The First World War turns him into a shadow of his former self, whilst Léa becomes a matronly figure he barely recognizes. He kills himself aged only thirty, realizing nothing will be better than those few years they had together. He really did love her, but existentialism wins. He is the loser. The tragedy is his not hers.
That is the book. The ballet dwells on Léa—who wouldn't with Ferri in the role—on her age worries, on their summer-autumn romance. In swirling pas de deux and anguished solos, in sensual passionate embrace, in broad brush strokes, the trajectory of a love affair with all its conflicting emotions is laid bare—his careless vanity, her inevitable anxiety.
With comment and narration from the mother… Francesca Annis in faux French accent (is it strictly necessary?) delivers the grand lady bitchy asides (text by Tina Howe), the "hostile intimacy of light women" that Colette talks about—in what could be a psychological ménage a trois. Intrusive woman.
David Zinn’s set and costumes design are exquisitely belle époque: Léa in shift and silk red robe, sunlight (lighting Christopher Akerlind) on a grand room, tall doors and high ceiling, a grand piano with pianist Sarah Rothenberg attached, a bed in an alcove, table, chair, and two Louis Seize mirrors, in which Léa examines her face and body for signs of aging. Ferri has no worries on that score.
In the intimate Linbury space, every mood that passes like a cloud or a ray of sunshine across Ferri’s face is visible. A superb actor-dancer, willow slender and supple, with beautiful feet, shiny lustrous black hair, expressive eyes, who wouldn't fall for her…
Colette has Chéri 'pirouette about'; Cornejo on the other hand has few pirouettes, little to do but lift and spin Léa round, pin her against the wall in sexual desire, wrap her around his body, make love to her on the bed with youthful ardour.
Beautiful to look at, with Debussy, Ravel, Poulenc, a Wagner Elegie, as the contemporary with Colette music-scape subtext, two very good actor-dancers, solos that have them bouncing off the walls, and yet, and yet… Impressionistic images of a fin de siècle Paris, impressionistic love, Chéri feels like a delicious appetite-whetting hors d’oeuvre.
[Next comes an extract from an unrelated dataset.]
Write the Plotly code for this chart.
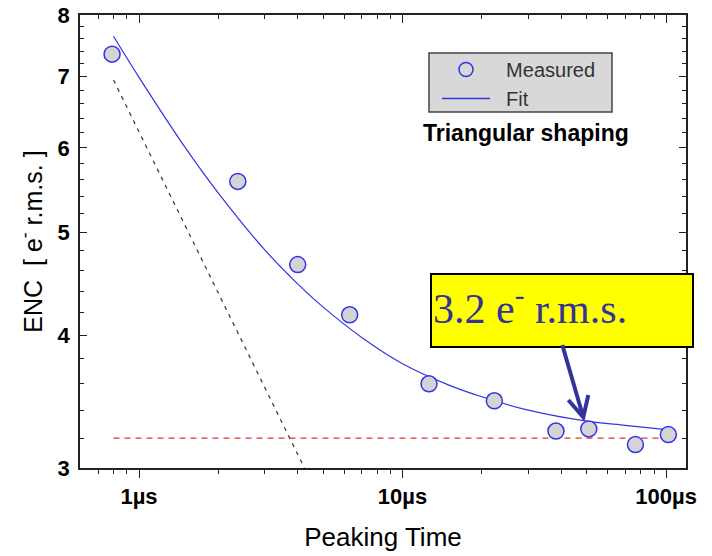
import plotly.graph_objects as go
import numpy as np

# ---- data ----
peaking_time_us = [0.79, 2.37, 4.0, 6.3, 12.6, 22.3, 38.2, 50.9, 76.5, 102]
enc_measured = [7.35, 5.58, 4.66, 4.18, 3.60, 3.47, 3.25, 3.265, 3.156, 3.225]

fit_time_us = [0.8, 1.0, 1.5, 2, 3, 4, 5, 7, 10, 15, 20, 30, 50, 70, 100]
fit_enc = [7.64, 6.99, 6.00, 5.44, 4.81, 4.47, 4.25, 3.98, 3.76, 3.59, 3.50, 3.40, 3.32, 3.29, 3.26]

series_time_us = [0.8, 4.24]
series_enc = [6.95, 3.0]

floor_time_us = [0.8, 96]
floor_enc = [3.2, 3.2]

x_tickvals = [1, 10, 100]
x_ticktext = ["1µs", "10µs", "100µs"]
y_tickvals = [3, 4, 5, 6, 7, 8]
y_ticktext = ["3", "4", "5", "6", "7", "8"]

x_minor = [0.7, 0.8, 0.9] + [m * d for d in (1, 10) for m in range(2, 10)]
y_minor = [round(v, 1) for v in np.arange(3.2, 8.0, 0.2) if abs(v - round(v)) > 1e-6]

W, H = 712, 556
PL, PR, PT, PB = 80, 686, 15, 468          # plot area in window pixels
L, T = PL, PT
R, B = W - PR, H - PB
PW, PH = PR - PL, PB - PT


def px(x):
    return (x - PL) / PW


def py(y):
    return 1 - (y - PT) / PH


FONT = "Arial, Liberation Sans, sans-serif"
BLUE = "#3333e6"
NB = "\u00a0"

fig = go.Figure()

fig.add_trace(go.Scatter(x=series_time_us, y=series_enc, mode="lines",
                         line=dict(color="#44442a", width=1.3, dash="4px,5px"),
                         showlegend=False, hoverinfo="skip"))
fig.add_trace(go.Scatter(x=floor_time_us, y=floor_enc, mode="lines",
                         line=dict(color="#e83030", width=1.2, dash="6px,5px"),
                         showlegend=False, hoverinfo="skip"))
fig.add_trace(go.Scatter(x=fit_time_us, y=fit_enc, mode="lines",
                         line=dict(color=BLUE, width=1.2, shape="spline"),
                         showlegend=False))
fig.add_trace(go.Scatter(x=peaking_time_us, y=enc_measured, mode="markers",
                         marker=dict(size=16, color="#d4d4d4",
                                     line=dict(color=BLUE, width=1.5)),
                         showlegend=False))
# legend-only entries
fig.add_trace(go.Scatter(x=[None], y=[None], mode="markers", name=NB * 2 + "Measured",
                         marker=dict(symbol="circle-open", size=14, color=BLUE,
                                     line=dict(width=1.5))))
fig.add_trace(go.Scatter(x=[None], y=[None], mode="lines", name=NB * 2 + "Fit",
                         line=dict(color=BLUE, width=1.5)))
# invisible trace to show top axis
fig.add_trace(go.Scatter(x=[1], y=[None], xaxis="x2", mode="markers",
                         showlegend=False, hoverinfo="skip"))

xr = [np.log10(0.597), np.log10(119)]
yr = [np.log10(3), np.log10(8)]

fig.update_layout(
    width=W, height=H,
    margin=dict(l=L, r=R, t=T, b=B, autoexpand=False),
    paper_bgcolor="white", plot_bgcolor="white",
    font=dict(family=FONT, color="black"),
    xaxis=dict(type="log", range=xr, showgrid=False, zeroline=False,
               automargin=False,
               showline=True, linecolor="#222", linewidth=1.5,
               ticks="outside", ticklen=8, tickwidth=1.2, tickcolor="#222",
               tickmode="array", tickvals=x_tickvals, ticktext=x_ticktext,
               tickfont=dict(family=FONT, size=22, color="black", weight="bold"),
               ticklabeloverflow="allow",
               minor=dict(tickmode="array", tickvals=x_minor, ticks="outside",
                          ticklen=4, tickwidth=1.2, tickcolor="#222"),
               title=dict(text="Peaking Time",
                          font=dict(family=FONT, size=26, color="black"),
                          standoff=20)),
    xaxis2=dict(type="log", range=xr, overlaying="x", side="top",
                automargin=False,
                showgrid=False, zeroline=False, showline=True,
                linecolor="#222", linewidth=1.5,
                ticks="inside", ticklen=8, tickwidth=1.2, tickcolor="#222",
                tickmode="array", tickvals=x_tickvals, showticklabels=False,
                minor=dict(tickmode="array", tickvals=x_minor, ticks="inside",
                           ticklen=4, tickwidth=1.2, tickcolor="#222")),
    yaxis=dict(type="log", range=yr, showgrid=False, zeroline=False,
               automargin=False,
               showline=True, linecolor="#222", linewidth=1.5, mirror="ticks",
               ticks="inside", ticklen=7, tickwidth=1.2, tickcolor="#222",
               tickmode="array", tickvals=y_tickvals, ticktext=y_ticktext,
               tickfont=dict(family=FONT, size=22, color="black", weight="bold"),
               ticklabelstandoff=4, ticklabeloverflow="allow",
               minor=dict(tickmode="array", tickvals=y_minor, ticks="inside",
                          ticklen=4, tickwidth=1.2, tickcolor="#222"),
               title=dict(text="ENC  [ e<sup>-</sup> r.m.s. ]",
                          font=dict(family=FONT, size=25, color="black"),
                          standoff=8)),
    legend=dict(x=px(437), y=py(50), xanchor="left", yanchor="top",
                bgcolor="rgba(0,0,0,0)", borderwidth=0,
                font=dict(family=FONT, size=20, color="#333"),
                itemwidth=48, tracegroupgap=0),
    showlegend=True,
)

# legend box
fig.add_shape(type="rect", xref="paper", yref="paper",
              x0=px(429), x1=px(612), y0=py(112), y1=py(53),
              fillcolor="#d8d8d8", line=dict(color="#444", width=1.5), layer="above")

fig.add_annotation(text="<b>Triangular shaping</b>", xref="paper", yref="paper",
                   x=px(526), y=py(133), xanchor="center", yanchor="middle",
                   showarrow=False,
                   font=dict(family=FONT, size=23, color="black"))

# yellow callout
fig.add_shape(type="rect", xref="paper", yref="paper",
              x0=px(431), x1=px(693), y0=py(347), y1=py(274),
              fillcolor="#ffff00", line=dict(color="black", width=2), layer="above")
fig.add_annotation(text="3.2 e<sup>-</sup> r.m.s.", xref="paper", yref="paper",
                   x=px(431), y=py(305), xanchor="left", yanchor="middle",
                   showarrow=False,
                   font=dict(family="Times New Roman, Liberation Serif, serif",
                             size=42, color="#333399"))

# arrow
tail = (562.3, 345)
tip = (583.3, 417.3)
armL = (568.3, 400)
armR = (588.3, 395)
path = (f"M {px(tail[0])},{py(tail[1])} L {px(tip[0])},{py(tip[1])} "
        f"M {px(armL[0])},{py(armL[1])} L {px(tip[0])},{py(tip[1])} "
        f"L {px(armR[0])},{py(armR[1])}")
fig.add_shape(type="path", xref="paper", yref="paper", path=path,
              line=dict(color="#333399", width=4), layer="above")

fig.write_html("out.html",
               config={"displayModeBar": False},
               post_script="document.body.style.margin='0';document.body.style.overflow='hidden';")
But what an hors d'oeuvre.
He plays with her pearls, coveting them—pearls that will never lose their beauty, as we must. “You were unique only for … a time” Léa tells Chéri in the book. Only for a time are we whisked away in generic wistful expressions of love and despair. An ageless dance drama, art mirroring life, life mirroring art, pouf and it is gone.